Writing input filters

SaxonJ generally takes its input from a JAXP SAXSource object, which represents a sequence of SAX events as output by an XML parser. These events are sent to the internal class ReceivingContentHandler, which converts them to a slightly different format, which are then passed to a Saxon Receiver. In a typical scenario, the events are passed through a pipeline of Receivers, each of which modifies the events in some way.

Examples of the steps on this pipeline include:

  • A whitespace stripper, responsible for removing whitespace as directed by the xsl:strip-space and xsl:preserve-space declarations.
  • A schema validator, responsible for performing schema validation (which not only validates the input against the schema, but also adds type annotations and expands default values for absent attributes).
  • An annotation stripper, responsible for removing type annotations as directed by the input-type-annotations="strip" attribute in a stylesheet.

At the end of this pipeline, the events are typically passed to one of:

  • A tree builder, which builds a tree of nodes, ready for query or transformation.
  • A streaming XSLT transformation.
  • A serializer (to implement an identity transformation).

It is possible to add a user-written filter to the input pipeline. This might be used, for example, to:

  • Rename elements or attributes, perhaps changing their namespace.
  • Add or remove elements or attributes.
  • Strip comments or processing instructions.
  • Expand processing instructions (for example, a processing instruction might contain a SQL query to access a database).
  • Perform a complete XSLT transformation, streamed or unstreamed.
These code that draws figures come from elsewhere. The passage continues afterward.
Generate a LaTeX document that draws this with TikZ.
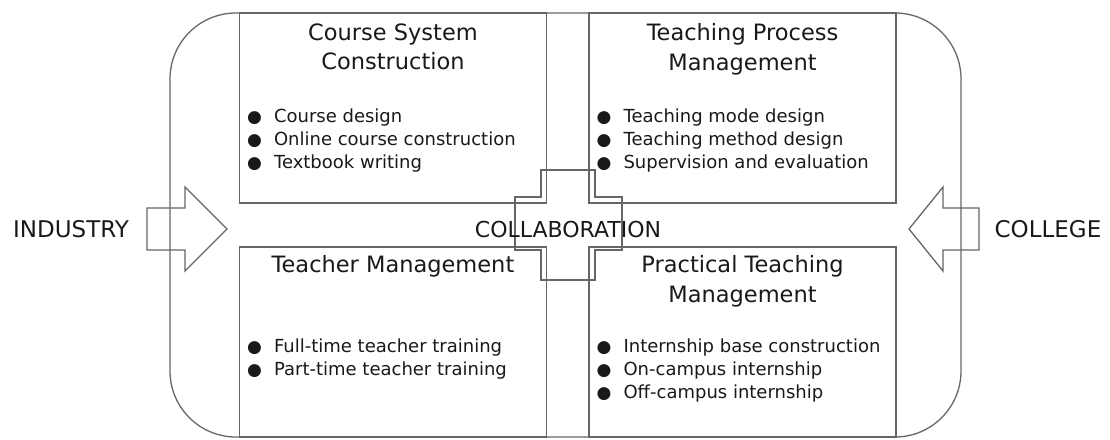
\documentclass[tikz,border=0pt]{standalone}
\usepackage{fontspec}
\setmainfont{DejaVu Sans}
\usetikzlibrary{positioning}

\newcommand{\bul}{\makebox[27pt][l]{\fontsize{17}{17}\selectfont ●}}

\tikzset{
  frame/.style={draw=black!60, line width=1.3pt},
  box/.style={frame, minimum width=307pt, minimum height=190pt, inner sep=0pt},
  title/.style={anchor=north, align=center, inner sep=0pt, text=black!90,
    font=\fontsize{22.5}{29.5}\selectfont},
  items/.style={anchor=north west, align=left, inner sep=0pt, text=black!90,
    font=\fontsize{18}{23.3}\selectfont},
  side/.style={inner sep=0pt, text=black!90, font=\fontsize{22}{26}\selectfont}
}

\begin{document}
\begin{tikzpicture}[x=1pt, y=-1pt]
\useasboundingbox (0,0) rectangle (1110,439);

% outer rounded frame
\draw[frame, rounded corners=66pt] (170,13) rectangle (961,437);

% the four areas
\node[box] (course) at (393,108) {};
\node[box] (process) at (742.5,108) {};
\node[box] (teacher) at (393,342) {};
\node[box] (practice) at (742.5,342) {};

\node[title, below=11pt of course.north] (course-t) {Course System\\Construction};
\node[title, below=11pt of process.north] (process-t) {Teaching Process\\Management};
\node[title, below=9pt of teacher.north] (teacher-t) {Teacher Management};
\node[title, below=9pt of practice.north] (practice-t) {Practical Teaching\\Management};

\node[items, below right=96pt and 8pt of course.north west] (course-l)
  {\bul Course design\\ \bul Online course construction\\ \bul Textbook writing};
\node[items, below right=96pt and 8pt of process.north west] (process-l)
  {\bul Teaching mode design\\ \bul Teaching method design\\ \bul Supervision and evaluation};
\node[items, below right=92pt and 8pt of teacher.north west] (teacher-l)
  {\bul Full-time teacher training\\ \bul Part-time teacher training};
\node[items, below right=92pt and 8pt of practice.north west] (practice-l)
  {\bul Internship base construction\\ \bul On-campus internship\\ \bul Off-campus internship};

% cross in the middle
\draw[frame] (541,170) -- (595,170) -- (595,197) -- (622,197) -- (622,250)
  -- (595,250) -- (595,280) -- (541,280) -- (541,250) -- (515,250)
  -- (515,197) -- (541,197) -- cycle;
\node[side] (collab) at (568,229) {COLLABORATION};

% block arrows from both sides
\draw[frame] (147,208) -- (185,208) -- (185,187) -- (227,229) -- (185,271)
  -- (185,250) -- (147,250) -- cycle;
\draw[frame] (979,208) -- (943,208) -- (943,187) -- (909,229) -- (943,271)
  -- (943,250) -- (979,250) -- cycle;
\node[side, font=\fontsize{23}{27}\selectfont] (industry) at (71,229) {INDUSTRY};
\node[side, font=\fontsize{23}{27}\selectfont] (college) at (1048,229) {COLLEGE};
\end{tikzpicture}
\end{document}
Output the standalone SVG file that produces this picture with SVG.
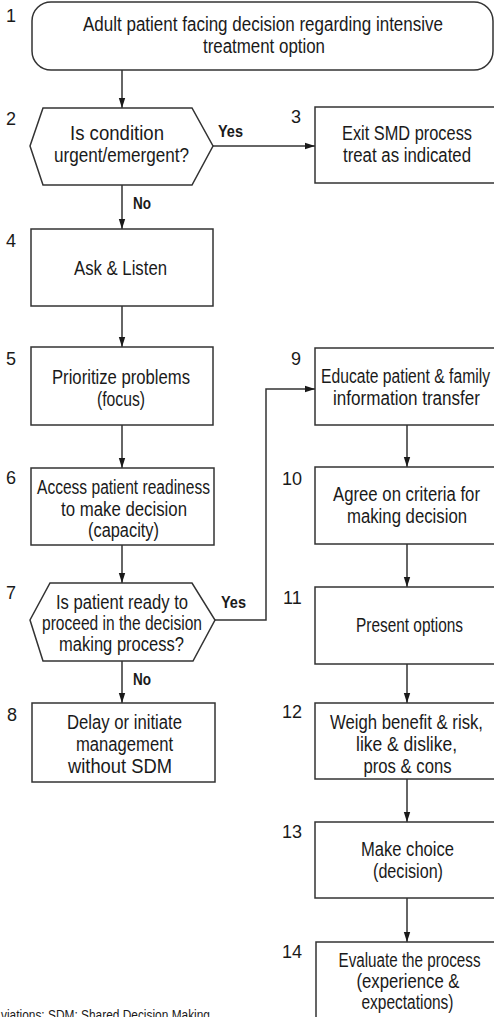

A filter can either be inserted to process SAX events, before they are converted to Receiver events, or it can be inserted to process Receiver events after the conversion.

To filter events at the SAX level, the techniques include:

  • Generate the transformation as an XMLFilter using the newXMLFilter() method of the TransformerFactory. This works with XSLT only. A drawback of this approach is that it is not possible to supply parameters to the transformation using standard JAXP facilities. It is possible, however, by casting the XMLFilter to a net.sf.saxon.jaxp.FilterImpl, and calling its getTransformer() method, which returns a Transformer object offering the usual addParameter() method.

  • Generate the transformation as a SAX ContentHandler using the newTransformerHandler() method. The pipeline stages after the transformation can be added by giving the transformation a SAXResult as its destination. This again is XSLT only.

  • Implement the pipeline step before the transformation or query as an XMLFilter, and use this as the XMLReader part of a SAXSource, pretending to be an XML parser. This technique works with both XSLT and XQuery, and it can even be used from the command line, by nominating the XMLFilter as the source parser using the -x option on the command line.

To insert a filter for Receiver events, it is usual to implement the filter by extending the class ProxyReceiver, overriding only the methods for those events that need to be changed. The filter can be injected into the pipeline by supplying the document in the form of an AugmentedSource: a typical example would be:

AugmentedSource as = AugmentedSource.makeAugmentedSource(new StreamSource(...)); as.addFilter(receiver -> new MyFilter(receiver)); documentBuilder.build(as);

Here MyFilter is typically a class that extends ProxyReceiver by overriding some of its methods: for example, you might override the comment() method to do nothing, which has the effect of stripping comments from the source document.

Filters inserted into the pipeline in this way are applied after any system-defined filters such as the schema validator.